Vivi uma parte importante da infância no centro do Porto. Por isso, os vizinhos e os estranhos são culpados até prova em contrário. Quando muito, cumprimentam-se quando nos cruzamos na rua, e pouco mais, para evitar confusões. A distância é boa, e eu gosto.
Esta era a minha formatação. E continua a ser, instintivamente, embora atenuada pela vida vivida. No entanto, tudo isto muda mal estabeleço contacto com alguém. Que até pode ser fugaz, com uma simples conversa ou, nos casos especiais, com um simples cruzamento de olhares acompanhado de um sorriso. Aí, essa pessoa passa a ser inocente até prova em contrário.
Uma vez ouvi o Ricardo Araújo Pereira dizer que conhecer as pessoas lhe dava prejuízo porque depois de estabelecer uma ligação não conseguia fazer delas o alvo das suas brincadeiras. É um pouco isso, o que se passa comigo. Depois de conhecer alguém não consigo ter cuidado, ficar de pé atrás, não dar o benefício da dúvida. Claro que volta e meia tenho amargos de boca, tenho desilusões, tenho experiências muito desagradáveis com atitudes que não consigo prever nem perceber. Quando isso acontece, a luzinha do sobreaviso acende e eu fico mais atento nos tempos mais próximos. Mas passa-me rapidamente. Recomeçar é uma das minhas mais perenes condições de vida. São incontáveis as vezes em que me foi permitido recomeçar.

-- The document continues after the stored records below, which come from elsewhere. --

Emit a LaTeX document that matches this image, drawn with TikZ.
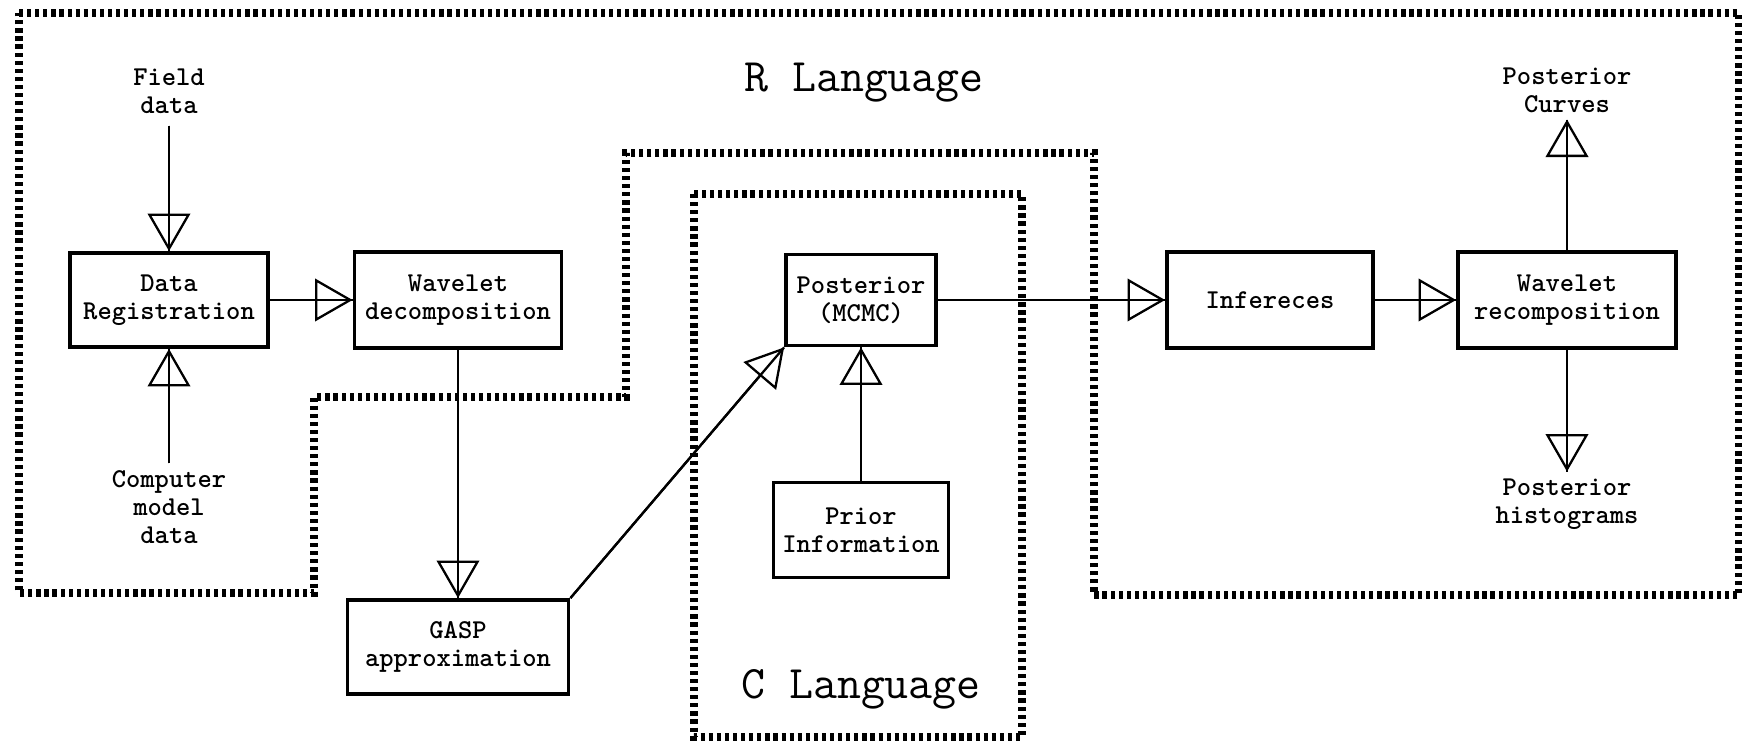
\documentclass[tikz,border=0pt]{standalone}
\usepackage{fontspec}
\newfontfamily\boxfont{lmmonolt10-bold}[Extension=.otf]
\usetikzlibrary{arrows.meta}

\begin{document}
\begin{tikzpicture}[>={Triangle[open,length=0.75cm,width=0.85cm]},line width=1.3pt,
 b/.style={draw,line width=2.2pt,align=center,inner sep=0pt,font=\boxfont\fontsize{15.5}{16}\selectfont},
 lab/.style={align=center,font=\boxfont\fontsize{15.5}{16}\selectfont},
 lang/.style={font=\ttfamily\fontsize{26.5}{28}\selectfont},
 reg/.style={line width=4.5pt,dash pattern=on 2.4pt off 2.2pt},
 flow/.style={->,postaction={draw,-}}]
\useasboundingbox (0,0) rectangle (34.84,14.84);
% language regions
\draw[reg] (0.38,14.58) -- (34.78,14.58) -- (34.78,2.94) -- (21.88,2.94) -- (21.88,11.78) -- (12.52,11.78)
 -- (12.52,6.90) -- (6.28,6.90) -- (6.28,2.98) -- (0.38,2.98) -- cycle;
\draw[reg] (13.88,10.96) rectangle (20.44,0.10);
\node[lang] (rlang) at (17.28,13.18) {R Language};
\node[lang] (clang) at (17.22,1.06) {C Language};
% blocks
\node[b,minimum width=3.96cm,minimum height=1.88cm] (datareg) at (3.38,8.84) {Data\\Registration};
\node[b,minimum width=4.14cm,minimum height=1.92cm] (wdec) at (9.16,8.84) {Wavelet\\decomposition};
\node[b,minimum width=4.42cm,minimum height=1.88cm] (gasp) at (9.16,1.90) {GASP\\approximation};
\node[b,minimum width=3.0cm,minimum height=1.82cm] (post) at (17.22,8.84) {Posterior\\(MCMC)};
\node[b,minimum width=3.5cm,minimum height=1.90cm] (prior) at (17.22,4.24) {Prior\\Information};
\node[b,minimum width=4.12cm,minimum height=1.92cm] (infer) at (25.40,8.84) {Infereces};
\node[b,minimum width=4.36cm,minimum height=1.92cm] (wrec) at (31.34,8.84) {Wavelet\\recomposition};
% inputs and outputs
\node[lab] (field) at (3.38,13.02) {Field\\data};
\node[lab] (cmd) at (3.38,4.70) {Computer\\model\\data};
\node[lab] (pcurv) at (31.34,13.04) {Posterior\\Curves};
\node[lab] (phist) at (31.34,4.76) {Posterior\\histograms};
% flow
\draw[flow,shorten <=3pt] (field) -- (datareg);
\draw[flow] (cmd) -- (datareg);
\draw[flow] (datareg) -- (wdec);
\draw[flow] (wdec) -- (gasp);
\draw[flow] (gasp.north east) -- (post.south west);
\draw[flow] (prior) -- (post);
\draw[flow] (post) -- (infer);
\draw[flow] (infer) -- (wrec);
\draw[flow] (wrec) -- (pcurv);
\draw[flow] (wrec) -- (phist);
\end{tikzpicture}
\end{document}
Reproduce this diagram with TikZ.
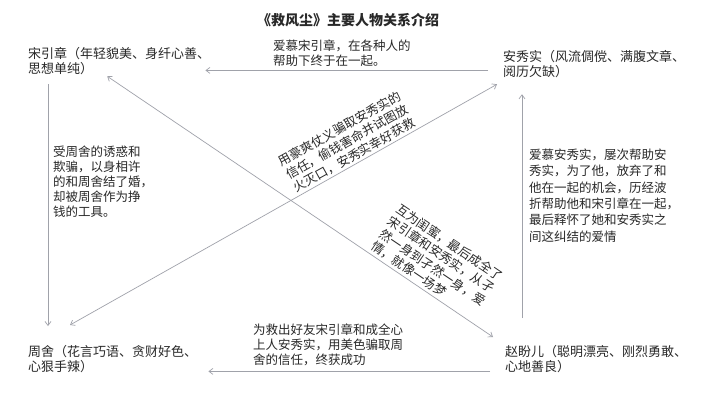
\documentclass[tikz,border=0pt]{standalone}
\usepackage{fontspec}
\setmainfont{Noto Sans CJK SC}
\usetikzlibrary{arrows.meta}

\definecolor{linegray}{RGB}{160,162,170}
\definecolor{textgray}{RGB}{40,40,40}

\tikzset{
  person/.style={anchor=north west,inner sep=0pt,align=left,text=textgray,
    font=\fontsize{13}{15}\selectfont},
  note/.style={person,font=\fontsize{12.5}{15}\selectfont},
  slant/.style={inner sep=0pt,align=left,text=textgray,
    font=\fontsize{12.5}{15}\selectfont},
  rel/.style={draw=linegray,line width=0.7pt,-{Straight Barb[length=4pt,width=6pt]}},
  mutual/.style={rel,{Straight Barb[length=4pt,width=6pt]}-{Straight Barb[length=4pt,width=6pt]}}
}

\begin{document}
\begin{tikzpicture}[x=1pt,y=-1pt]
        \useasboundingbox[fill=white](0,0) rectangle (710,400);
        %% title
        \node[text=textgray,font=\fontsize{14}{16}\selectfont\bfseries] (title) at (348,20)
          {《救风尘》主要人物关系介绍};
        %% the four persons
        \node[person] (songyz) at (28,47.5) {宋引章（年轻貌美、身纤心善、\\思想单纯）};
        \node[person] (anxiu) at (503,50.5) {安秀实（风流倜傥、满腹文章、\\阅历欠缺）};
        \node[person] (zhoushe) at (28,345.5) {周舍（花言巧语、贪财好色、\\心狠手辣）};
        \node[person] (zhaopan) at (505,345.5) {赵盼儿（聪明漂亮、刚烈勇敢、\\心地善良）};

        %% the relations
        \draw[rel] ([shift={(-15,6)}]anxiu.west) -- ([shift={(-5,9)}]songyz.east);
        \draw[rel] ([shift={(20,9)}]songyz.south west) -- ([shift={(20,-19.5)}]zhoushe.north west);
        \draw[rel] ([shift={(17,-27.5)}]zhaopan.north west) -- ([shift={(19,16)}]anxiu.south west);
        \draw[rel] ([shift={(-15,12)}]zhaopan.west) -- ([shift={(11,12)}]zhoushe.east);
        \draw[mutual] ([shift={(42,-20.5)}]zhoushe.north west) -- ([shift={(-6,6)}]anxiu.south west);
        \draw[mutual] ([shift={(-12,1)}]songyz.south) -- ([shift={(-12,-8.5)}]zhaopan.north west);

        %% the texts along the relations
        \node[note] (lbltop) at (273,39.5) {爱慕宋引章，在各种人的\\帮助下终于在一起。};
        \node[note] (lblleft) at (53,145.5) {受周舍的诱惑和\\欺骗，以身相许\\的和周舍结了婚，\\却被周舍作为挣\\钱的工具。};
        \node[note,font=\fontsize{12.5}{16.4}\selectfont] (lblright) at (529,148.5)
          {爱慕安秀实，屡次帮助安\\秀实，为了他，放弃了和\\他在一起的机会，历经波\\折帮助他和宋引章在一起，\\最后释怀了她和安秀实之\\间这纠结的爱情};
        \node[note] (lblbottom) at (253,323.5) {为救出好友宋引章和成全心\\上人安秀实，用美色骗取周\\舍的信任，终获成功};
        \node[slant,rotate=29] (lbldiaga) at (347,142)
          {用豪爽仗义骗取安秀实的\\信任，偷钱害命并试图放\\火灭口，安秀实幸好获救};
        \node[slant,rotate=-34] (lbldiagb) at (437,261)
          {互为闺蜜，最后成全了\\宋引章和安秀实，从孑\\然一身到孑然一身，爱\\情，就像一场梦};
\end{tikzpicture}
\end{document}
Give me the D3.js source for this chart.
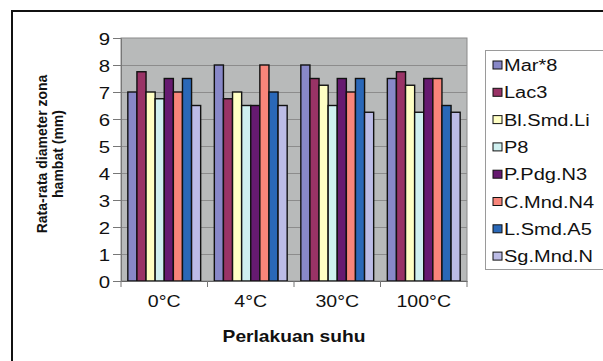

Esta capacidade de recomeçar e, fundamentalmente, de permitir recomeçar - que é daquelas coisas que sinto que me foram dadas e nada fiz para ter - tem-se revelado particularmente útil no Centro. Aquilo que muitos destes miúdos mais necessitam é justamente que lhes permitam recomeçar, que lhes permitam viver sem estar permanentemente a recriminá-los, que lhes façam sentir que o desejo de futuro é mais importante que a angústia do passado. Para quem já feriu e foi ferido, deixar refazer é mais importante que fazer de novo. E isso apenas se consegue confiando. E esquecendo os amargos de boca.